One more point on the comparison of newspapers and blogs. I definitely think this is backwards:
The other side of the problem can happen with the bloggers doing fact gathering that Lee mentions: their main incentive to be fair and balanced is reputation, but how do you track the reputations of millions of amateur reporters in the field around the world?
I think this is a common problem when thinking about peer-produced institutions like the blogosphere. From the outside, they look totally chaotic, and therefore totally anarchic and unreliable. But the reality is quite different. Yes, there are 10 million bloggers and no one could have even a cursory knowledge of all of them. But any given reader doesn’t read “the blogosphere.” They read 10-100 specific blogs. And they tend to read the same blogs, day in and day out, for months or even years. So every blog with a non-trivial readership does have a significant number of people tracking its reputation.
Moreover, bloggers read each other, creating a web of trust that’s an important part of vetting information on the blogosphere. Blogs don’t link to one another totally at random. Bloggers typically read and link to stories they find on sites on their blogrolls. So when an obscure blog finds an interesting story, what will happen is that it will get linked to by a succession of more-prominent blogs, with each blog in the chain being a blog that reads the preceding blog regularly. Hence, the chain of links serves as a kind of reputational paper trail, offering some evidence that the original source is more likely to be credible.
Compare that with mainstream newspapers, in which you don’t subscribe to individual authors, but to the newspaper as a whole. With the exception of a few columnists, most of the contributors to a newspaper are not widely known by their readers. In those cases, all of the vetting is put on the shoulders of the paper’s editorial staff. You have to take it on faith that the editor of the paper has good judgment in choosing reporters. And if you conclude that some of the papers’ reporters are not trustworthy, you don’t have a whole lot of options—at least you didn’t before the Internet came along.
Blogs also have a lot of internal mechanisms for feedback and fact-checking that newspapers simply don’t have. Most blogs have comment sections that allow readers to immediately point out errors in posts. Bloggers have the ability to update posts with corrections as new information comes to light.

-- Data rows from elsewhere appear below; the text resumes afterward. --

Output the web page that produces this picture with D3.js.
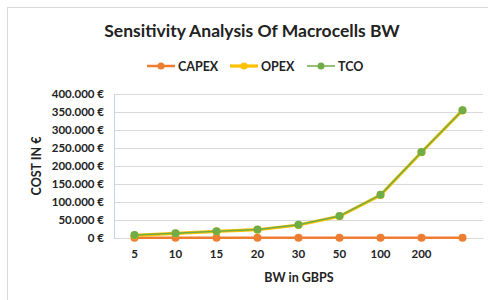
<!DOCTYPE html>
<html>
<head>
<meta charset="utf-8">
<script src="https://cdn.jsdelivr.net/npm/d3@7"></script>
<style>
  body { margin: 0; background: #fff; }
  text { font-family: Lato, "Open Sans", sans-serif; fill: #222; }
</style>
</head>
<body>
<svg id="chart" width="488" height="300"></svg>
<script>
// bandwidth steps (the last category has no label in the original)
var categories = ["5", "10", "15", "20", "30", "50", "100", "200", ""];
var capex = [800, 800, 800, 800, 800, 800, 800, 800, 800];
var opex  = [7200, 12600, 18200, 23000, 36200, 60200, 119200, 238200, 354200];
var tco   = [8000, 13400, 19000, 23800, 37000, 61000, 120000, 239000, 355000];
var yTicks = [0, 50000, 100000, 150000, 200000, 250000, 300000, 350000, 400000];

var series = [
  { name: "CAPEX", values: capex, color: "#ed7d31", w: 2.5 },
  { name: "OPEX",  values: opex,  color: "#ffc000", w: 3.2 },
  { name: "TCO",   values: tco,   color: "#70ad47", w: 1.5 }
];

var svg = d3.select("#chart");
var margin = { left: 114, right: 5, top: 94, bottom: 62 };
var width = 488 - margin.left - margin.right,
    height = 300 - margin.top - margin.bottom;

// outer chart frame
svg.append("rect")
  .attr("x", 7.5).attr("y", 7.5)
  .attr("width", 500).attr("height", 320)
  .attr("fill", "#fff")
  .attr("stroke", "#d9d9d9");

svg.append("text")
  .attr("x", 252).attr("y", 37)
  .attr("text-anchor", "middle")
  .style("font-size", "17.5px").style("font-weight", "bold")
  .text("Sensitivity Analysis Of Macrocells BW");

var x = d3.scaleBand().domain(d3.range(categories.length)).range([0, width]);
var y = d3.scaleLinear().domain([0, 400000]).range([height, 0]);

var g = svg.append("g").attr("transform", "translate(" + margin.left + "," + margin.top + ")");

// gridlines
g.append("g")
  .call(d3.axisLeft(y).tickValues(yTicks).tickSize(-width).tickFormat(""))
  .call(function(s) {
    s.select(".domain").remove();
    s.selectAll("line").attr("stroke", "#d9d9d9");
  });

// y axis
var fmt = function(d) { return d3.format(",")(d).replace(/,/g, ".") + " €"; };
g.append("g")
  .call(d3.axisLeft(y).tickValues(yTicks).tickSize(0).tickPadding(10).tickFormat(fmt))
  .call(function(s) {
    s.select(".domain").attr("stroke", "#c5d3ea");
    s.selectAll("text").style("font-size", "11.5px").style("font-weight", "bold")
      .style("fill", "#222").style("font-family", "Lato, sans-serif");
  });

// x axis
g.append("g")
  .attr("transform", "translate(0," + height + ")")
  .call(d3.axisBottom(x).tickSize(0).tickPadding(12).tickFormat(function(i) { return categories[i]; }))
  .call(function(s) {
    s.select(".domain").attr("stroke", "#d9d9d9");
    s.selectAll("text").style("font-size", "11.5px").style("font-weight", "bold")
      .style("fill", "#222").style("font-family", "Lato, sans-serif");
  });

svg.append("text")
  .attr("x", 299).attr("y", 282)
  .attr("text-anchor", "middle")
  .style("font-size", "12.5px").style("font-weight", "bold")
  .text("BW in GBPS");

svg.append("text")
  .attr("transform", "translate(41,166) rotate(-90)")
  .attr("text-anchor", "middle")
  .style("font-size", "12.5px").style("font-weight", "bold")
  .text("COST IN €");

var line = d3.line()
  .x(function(d, i) { return x(i) + x.bandwidth() / 2; })
  .y(function(d) { return y(d); });

series.forEach(function(s) {
  g.append("path")
    .datum(s.values)
    .attr("fill", "none")
    .attr("stroke", s.color)
    .attr("stroke-width", s.w)
    .attr("d", line);
  g.selectAll(null)
    .data(s.values)
    .enter().append("circle")
    .attr("cx", function(d, i) { return x(i) + x.bandwidth() / 2; })
    .attr("cy", function(d) { return y(d); })
    .attr("r", 4)
    .attr("fill", s.color);
});

// legend
var legendX = [147, 230, 307];
var lg = svg.append("g");
series.forEach(function(s, i) {
  var item = lg.append("g").attr("transform", "translate(" + legendX[i] + ",66)");
  item.append("line").attr("x1", 0).attr("x2", 28)
    .attr("stroke", s.color).attr("stroke-width", s.w);
  item.append("circle").attr("cx", 14).attr("r", 3.5).attr("fill", s.color);
  item.append("text").attr("x", 31).attr("y", 4.5)
    .style("font-size", "12.5px").style("font-weight", "bold")
    .text(s.name);
});
</script>
</body>
</html>
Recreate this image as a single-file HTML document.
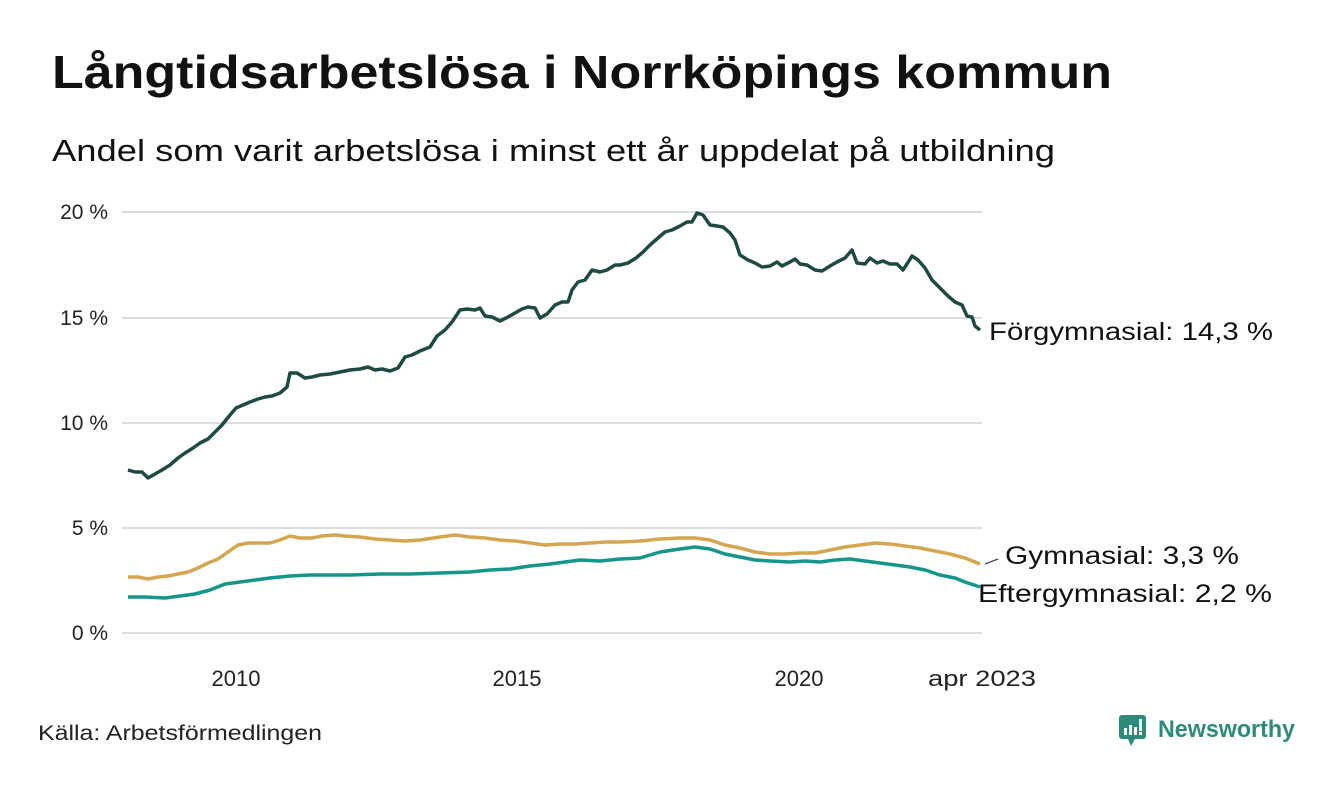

It’s far more common for bloggers to make posts criticizing the work of other bloggers. And it’s also likely that if Blogger A readers Blogger B, then many of Blogger B’s readers also read Blogger A. That means that if a particular blogger is caught playing fast and loose with the facts, it’s far more likely that there will be another blogger with both the knowledge and the audience to bring the mistakes to light.
There just isn’t anything comparable with a newspaper. If the newspaper is run by people with integrity, you’ll see a correction in the next day’s paper or a letter to the editor pointing out the mistake. But neither of these are likely to reach a significant number of the people who read the original mistake, and both of them are at the discretion of the newspaper.
So bloggers have both a stronger incentive to safeguard their reputations and more opportunities to hold their fellow bloggers’ feet to the fire than do the mainstream media. I think this consideration clearly cuts in favor of the blogosphere.